Murat
New member
Sıvı Sabun ile Araç Yıkanır mı? Küresel ve Yerel Açıdan Bir Bakış
Selam dostlar,
Forumda konulara farklı açılardan bakmayı seven biri olarak bugün basit ama ilginç bir soruyu masaya yatırmak istiyorum: Sıvı sabunla araç yıkanır mı?
Bu sorunun cevabı sadece “evet” veya “hayır” değil. Çünkü işin içinde kimya var, ekonomi var, kültür var, hatta toplumsal alışkanlıklar bile var. Bir yanda Amerika’da, Japonya’da veya Almanya’da aracını titizlikle yıkayan insanlar; diğer yanda Türkiye’de apartman önünde kova ve süngerle arabasına bakanlar… Herkesin “doğru” dediği yöntem farklı. Gelin, bu meseleyi biraz derinleştirelim.
Kimyasal Gerçek: Sıvı Sabunla Araç Yıkamak Zararlı mı?
Teknik açıdan bakarsak, sıvı sabunla araç yıkamak kısa vadede etkili ama uzun vadede zararlı bir yöntemdir.
Ev tipi sıvı sabunlar (örneğin bulaşık deterjanı ya da el sabunu), yağ ve kir çözücü özellikleriyle yüzeyleri temizler; ancak otomobil boyasında bulunan koruyucu wax ve cila tabakasını da söker.
Bu, ilk yıkamada pırıl pırıl bir görünüm sağlasa da, birkaç yıkama sonra verniğin matlaştığı, boya yüzeyinin donuklaştığı fark edilir.
Ayrıca sabun kalıntıları suyla tam durulanmadığında leke ve iz bırakma sorununa yol açar.
Kısacası, sıvı sabun aracı temizler ama boya ömründen çalar.
Profesyonel oto şampuanları ise pH dengesi sayesinde kiri çözerken cilaya zarar vermez. Bu fark, özellikle sıcak iklimlerde veya güneş altında yıkama yapıldığında belirginleşir.

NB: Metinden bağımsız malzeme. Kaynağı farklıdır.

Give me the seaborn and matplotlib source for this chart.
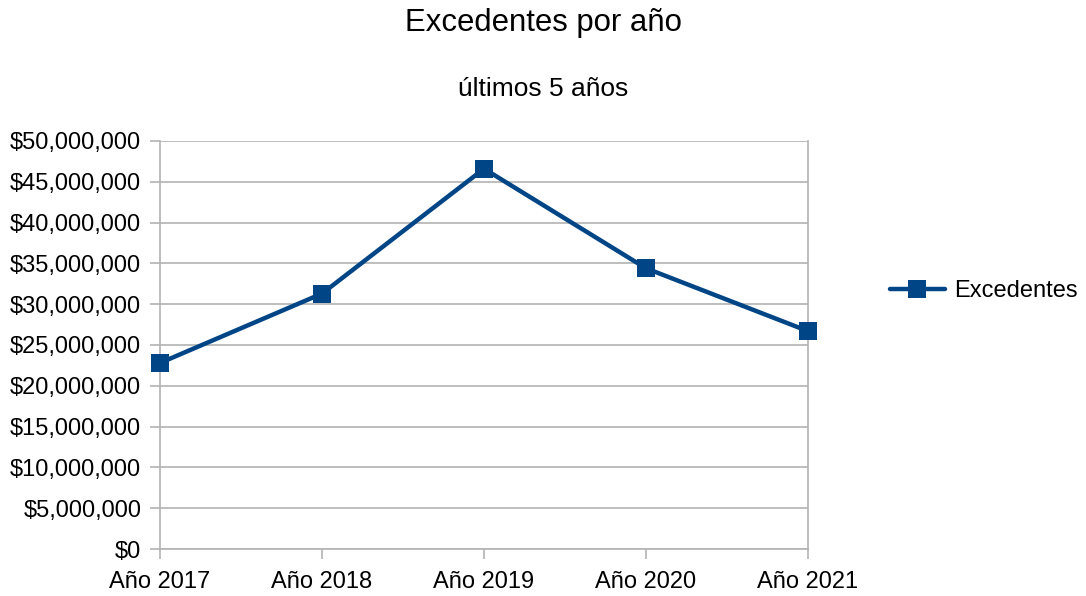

Küresel Perspektif: Farklı Kültürler Aracını Nasıl Yıkar?
Bu konuda kültürler arasında ilginç farklar var:
- Amerika ve Kanada’da insanlar araçlarını genellikle “car wash” istasyonlarında yıkar. Çünkü çevre yasaları evde araç yıkamayı sınırlamıştır; sabunlu suyun kanalizasyon sistemine zarar vermemesi için özel filtreleme sistemleri gerekir. Burada “doğaya zarar verme” bilinci öne çıkar.
- Japonya’da araç yıkamak adeta bir ritüeldir. Japonlar suyun az kullanıldığı, çevre dostu köpüksüz temizleyiciler tercih eder. Onlar için temizlik, sadece estetik değil, aynı zamanda çevreye saygının göstergesidir.
- Avrupa’da deterjanların içeriği sıkı düzenlemelere tabidir; pH dengesi, biyolojik çözünürlük ve çevre etkisi sertifikalarla denetlenir.
- Türkiye’de ise durum daha halkçı ve pratik: Apartman önünde hortumla, eldeki sabunla veya en yakın yıkamacıya uğrayarak temizlik yapılır. Burada amaç sadece “temiz görünsün” değil, aynı zamanda “araba yıkarken biraz kafa dinlemek, sohbet etmek”tir. Yani bir sosyal etkinliktir.
Yerel Dinamikler: Ekonomi, Alışkanlık ve Pratik Zeka
Bizde “sıvı sabunla yıkamak” sadece temizlik yöntemi değil, pratik zekânın bir göstergesidir.
Mahallede biri arabasını bulaşık deterjanıyla yıkarsa, genellikle şu yorum gelir:
> “Abi, mis gibi oldu! Ne gerek var o pahalı şampuanlara.”
Bu yaklaşımda ekonomi kadar alışkanlık da rol oynar. Türkiye’de oto şampuanı her evde bulunmaz ama sıvı sabun mutlaka vardır.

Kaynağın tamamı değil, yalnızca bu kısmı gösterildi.